When the Mystery Finally Unraveled

It would take decades before scientists began connecting the dots between Tambora's eruption and the climate disasters that followed. Even then, the link remained controversial well into the 20th century.

The breakthrough came gradually as researchers studying volcanic eruptions began noticing patterns between major explosions and subsequent weather anomalies. The 1883 eruption of Krakatoa provided crucial evidence when similar (though less severe) climate effects followed a well-documented volcanic disaster.

By the early 1900s, scientists had developed theories about how volcanic ash and sulfur dioxide could create global cooling by blocking sunlight. But it wasn't until the 1960s that detailed atmospheric studies finally proved how Tambora's eruption had triggered the "Year Without a Summer."

The Eerie Lesson of Invisible Catastrophe

The Tambora climate disaster reveals something deeply unsettling about the interconnected nature of our planet. A single geological event in a remote corner of the world had quietly reshaped American agriculture, demographics, and even religious beliefs — all while remaining completely invisible to its victims.

This invisible catastrophe offers a chilling preview of how global systems can impact local communities in ways that remain hidden until it's too late. Americans in 1816 experienced the consequences of climate change decades before they could even conceive of the cause.

Perhaps most eerily, the Tambora story demonstrates how humans instinctively create explanations for inexplicable disasters, even when those explanations are completely wrong.
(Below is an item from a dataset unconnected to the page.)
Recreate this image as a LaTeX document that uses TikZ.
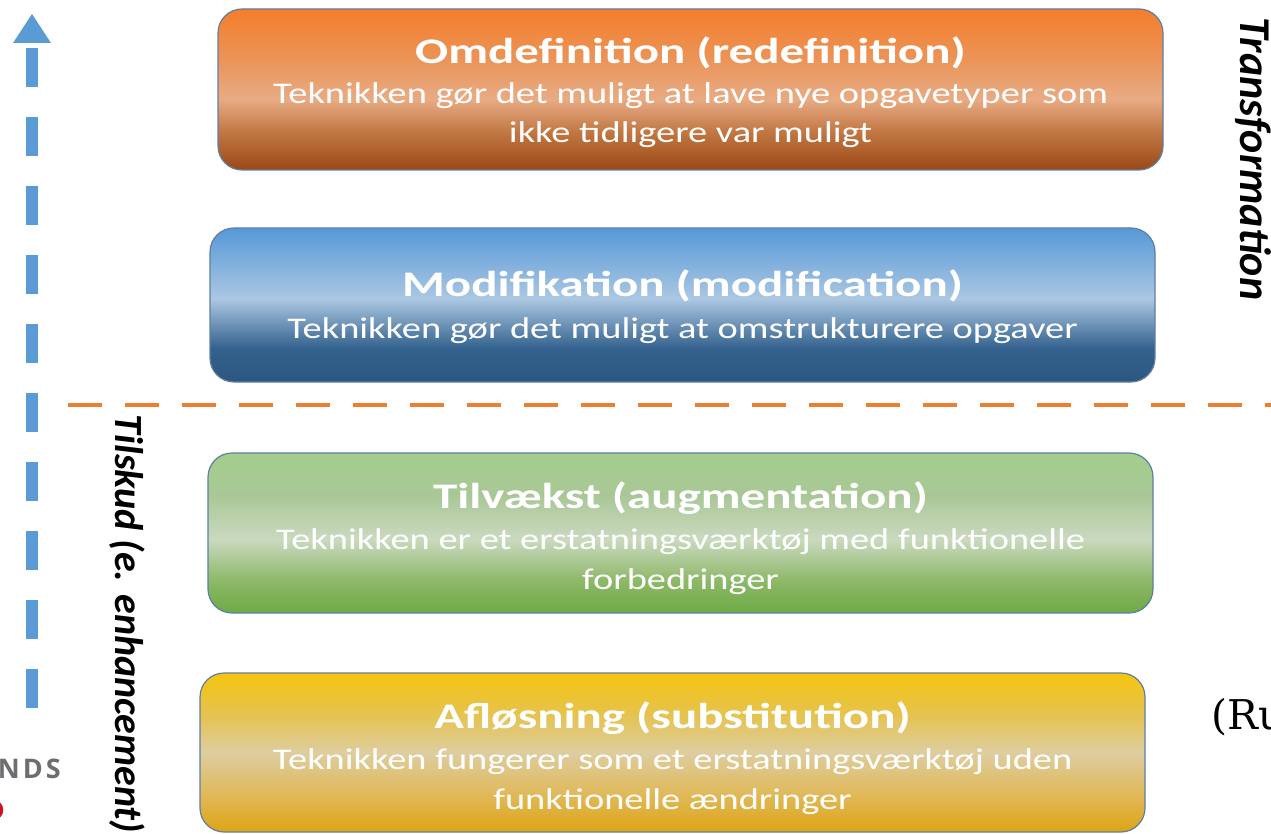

Faced with impossible weather, Americans invented elaborate theories about divine punishment, atmospheric electricity, and government conspiracy rather than accept that they simply didn't understand what was happening.

In our own era of global climate systems and interconnected environmental disasters, the ghost of Tambora serves as a reminder that the most dangerous catastrophes are often the ones we can't see coming — or the ones we're experiencing right now without realizing their true cause.